In 2019, Gurpreet’s husband got to know about the Technology Transfer & Collaboration programme of BARC through the Confederation of Indian Industry (CII) – a corporate office – in Dehradun. The programme offers technical know-how for various technologies available for transfer in various spectrums of science and technology.
“I learnt that they have developed a formulation using millets like jowar (sorghum), bajra (pearl millet), chickpea, and psyllium husk to prepare gluten-free chapati flour. When I cooked it for my daughter, she relished it. Finally, I had something tasty, soft, and nutritious to offer her. The proportions in which these ingredients are added makes all the difference,” she says.
In 2021, Gurpreet signed an agreement with BARC and got the formulation to mass-produce gluten-free chapati flour. Gurpreet says, “After applying for the scheme, we got the license to mass produce gluten-free multigrain flour premix developed by BARC. Impressed by our purpose to serve the society, BARC shared the formulation with us.”
Meanwhile, the demand for such products had also visibly increased.

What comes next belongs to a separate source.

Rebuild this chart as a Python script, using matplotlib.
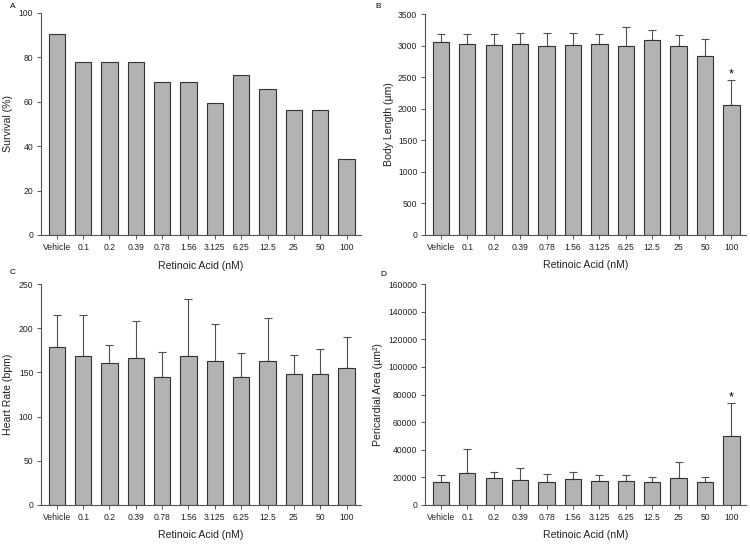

Being in touch with numerous families struggling for gluten-free alternatives motivated her to formally launch her company, Geggle, in September 2022.
Millet-based cakes, samosas, kulchas, and more
“Seeing how my daughter was thriving on this flour, our doctor started recommending me to other similar families and providing this flour to them. Eventually, many families started visiting us and required products in large quantities,” she says.

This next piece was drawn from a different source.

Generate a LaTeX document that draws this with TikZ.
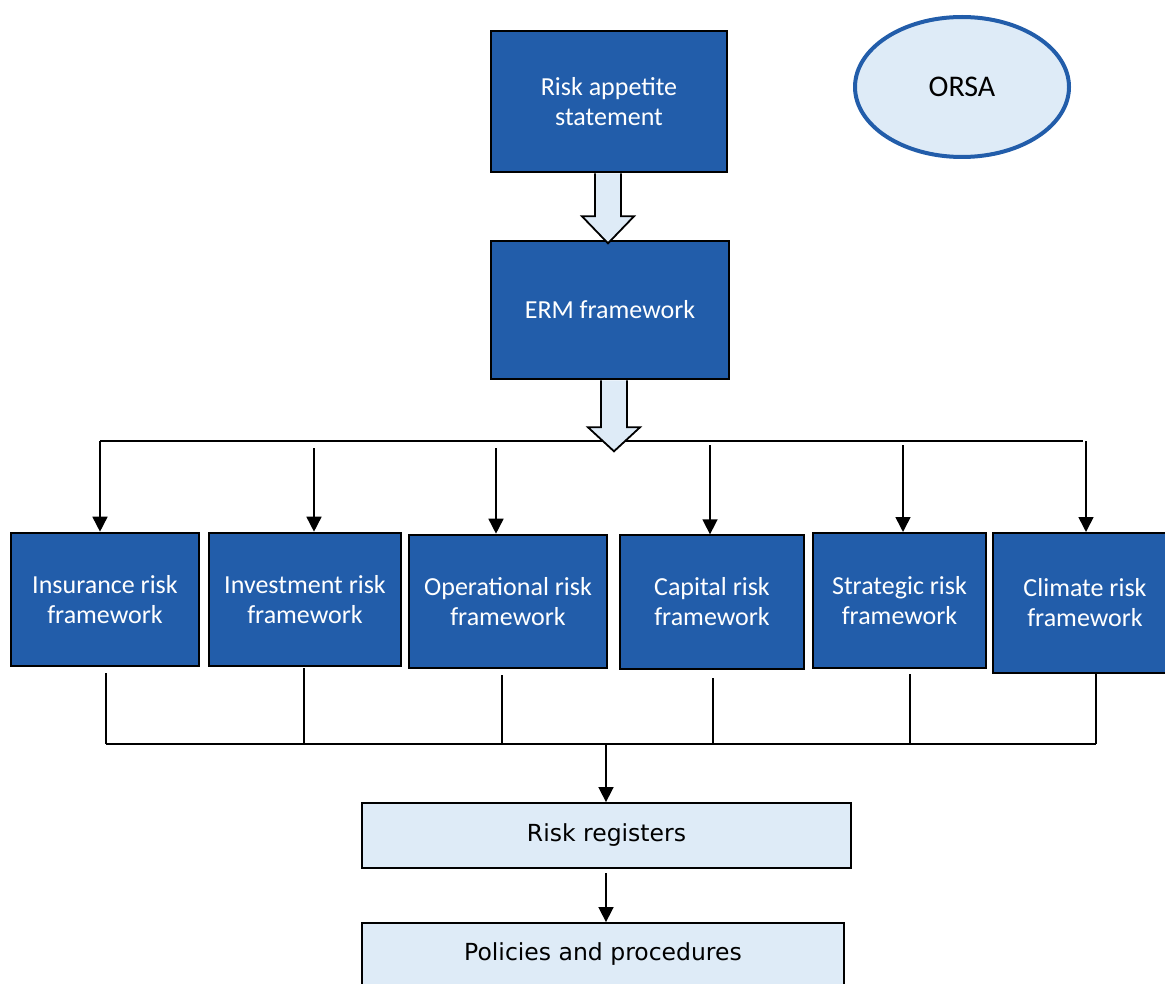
\documentclass[tikz,border=0pt]{standalone}
\usepackage{fontspec}
\setmainfont{Carlito}
\newfontfamily\verd{DejaVu Sans}
\usetikzlibrary{arrows.meta,calc,shapes.geometric}
\definecolor{dblue}{HTML}{225DAA}
\definecolor{lblue}{HTML}{DEEBF7}
\begin{document}
\begin{tikzpicture}[x=1pt,y=-1pt,
  bluebox/.style={draw=black, line width=2.6pt, fill=dblue, text=white, align=center,
    font=\fontsize{26}{30}\selectfont, inner sep=0pt},
  lightbox/.style={draw=black, line width=1.8pt, fill=lblue, text=black, align=center,
    font=\verd\fontsize{23.5}{28}\selectfont, inner sep=0pt},
  blockarrow/.style={draw=black, line width=1.8pt, fill=lblue, line join=miter},
  conn/.style={draw=black, line width=1.6pt},
  arr/.style={conn, -{Triangle[length=15pt,width=15pt]}}]
\useasboundingbox (0,0) rectangle (1165,984);

% top boxes
\node[bluebox, minimum width=236pt, minimum height=141pt] (ras) at (609,101.5) {Risk appetite\\statement};
\node[bluebox, minimum width=238pt, minimum height=138pt] (erm) at (610,310) {ERM framework};
\node[ellipse, draw=dblue, line width=4pt, fill=lblue, minimum width=214pt, minimum height=140pt,
  inner sep=0pt, font=\fontsize{30}{34}\selectfont] (orsa) at (962,87) {ORSA};

% block arrows
\draw[blockarrow] ($(ras.south)+(-14,0)$) -- ($(ras.south)+(-14,43)$) -- ($(ras.south)+(-27,43)$)
  -- ($(ras.south)+(-1,70)$) -- ($(ras.south)+(25,43)$) -- ($(ras.south)+(12,43)$)
  -- ($(ras.south)+(12,0)$);

% framework boxes
\node[bluebox, minimum width=188pt, minimum height=133pt] (ins) at (105,599.5) {Insurance risk\\framework};
\node[bluebox, minimum width=192pt, minimum height=133pt] (inv) at (305,599.5) {Investment risk\\framework};
\node[bluebox, minimum width=198pt, minimum height=133pt] (ope) at (508,601.5) {Operational risk\\framework};
\node[bluebox, line width=1.3pt, minimum width=184pt, minimum height=134pt] (cap) at (712,602) {Capital risk\\framework};
\node[bluebox, line width=2pt, minimum width=173pt, minimum height=135pt] (str) at (899.5,600.5) {Strategic risk\\framework};
\node[bluebox, line width=2pt, minimum width=184pt, minimum height=140pt] (cli) at (1085,603) {Climate risk\\framework};

% lower boxes
\node[lightbox, minimum width=489pt, minimum height=65pt] (reg) at (606.5,835.5) {Risk registers};
\node[lightbox, minimum width=482pt, minimum height=62pt] (pol) at (603,954) {Policies and procedures};

% top bus
\coordinate (tl) at (100,441);
\coordinate (tr) at (1083,441);
\draw[conn] (tl) -- (tr);
\coordinate (a1) at (100,441);
\coordinate (a2) at (314,448);
\coordinate (a3) at (496,448);
\coordinate (a4) at (710,445);
\coordinate (a5) at (903,445);
\coordinate (a6) at (1086,441);
\draw[arr] (a1) -- (a1 |- ins.north);
\draw[arr] (a2) -- (a2 |- inv.north);
\draw[arr] (a3) -- (a3 |- ope.north);
\draw[arr] (a4) -- (a4 |- cap.north);
\draw[arr] (a5) -- (a5 |- str.north);
\draw[arr] (a6) -- (a6 |- cli.north);
% block arrow 2 on top of bus
\draw[blockarrow] ($(erm.south)+(-9,0)$) -- ($(erm.south)+(-9,47)$) -- ($(erm.south)+(-22,47)$)
  -- ($(erm.south)+(4,71)$) -- ($(erm.south)+(30,47)$) -- ($(erm.south)+(17,47)$)
  -- ($(erm.south)+(17,0)$);

% bottom bus
\coordinate (bl) at (106,744);
\coordinate (br) at (1096,744);
\draw[conn] (bl) -- (br);
\coordinate (b1) at (106,673);
\coordinate (b2) at (304,668);
\coordinate (b3) at (502,675);
\coordinate (b4) at (713,678);
\coordinate (b5) at (910,674);
\coordinate (b6) at (1096,673);
\foreach \b in {b1,b2,b3,b4,b5,b6} \draw[conn] (\b) -- (\b |- bl);

\coordinate (m1) at (606,744);
\draw[arr] (m1) -- (m1 |- reg.north);
\coordinate (m2) at (606,873);
\draw[arr] (m2) -- (m2 |- pol.north);
\end{tikzpicture}
\end{document}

While Gurpreet started with chapati flour, today she serves a wide range of millet-based products including multi-grain flour, daliya and suji (wheat products) replacers, rice/maize/bajra flours, tea cakes, buns, celebration cakes, pastries, breads, and even snacks like samosas, pizzas, kulchas, and pastries for patients with specific allergies.
In the past year, she has been able to generate an annual revenue of Rs 18 lakh.
So far, she has catered to more than 250 people and gets up to 200 orders in a month with the majority of customers from cities like Dehradun, Rishikesh, Haridwar, Chandigarh, Mohali, Delhi, Roorkee, Saharanpur, Ludhiana, and Kotdwar.
Dehradun-based Preety Mohpatra who has been a frequent customer of Geggle, tells The Better India, “I have been getting products like cookies and multi-grain flour from them for the past seven months. The chapatis made from their flour are very soft. It is also very easy to prepare. I don’t even need to add hot water when kneading the dough from this flour as compared to others.”
“My 10-year-old son also enjoys the taste of it. It is such a relief. In fact, at his birthday party, I got gluten-free cakes, pizzas, momos, samosas and kulchas. The party went really well,” she smiles.
It is to help other mothers like her experience some relief that Gurpreet started the business. “I cannot even express the satisfaction I get from this work. Parents thank us as their futile search for such products ends with us. When I see those smiles, it gives me immense pleasure,” she adds.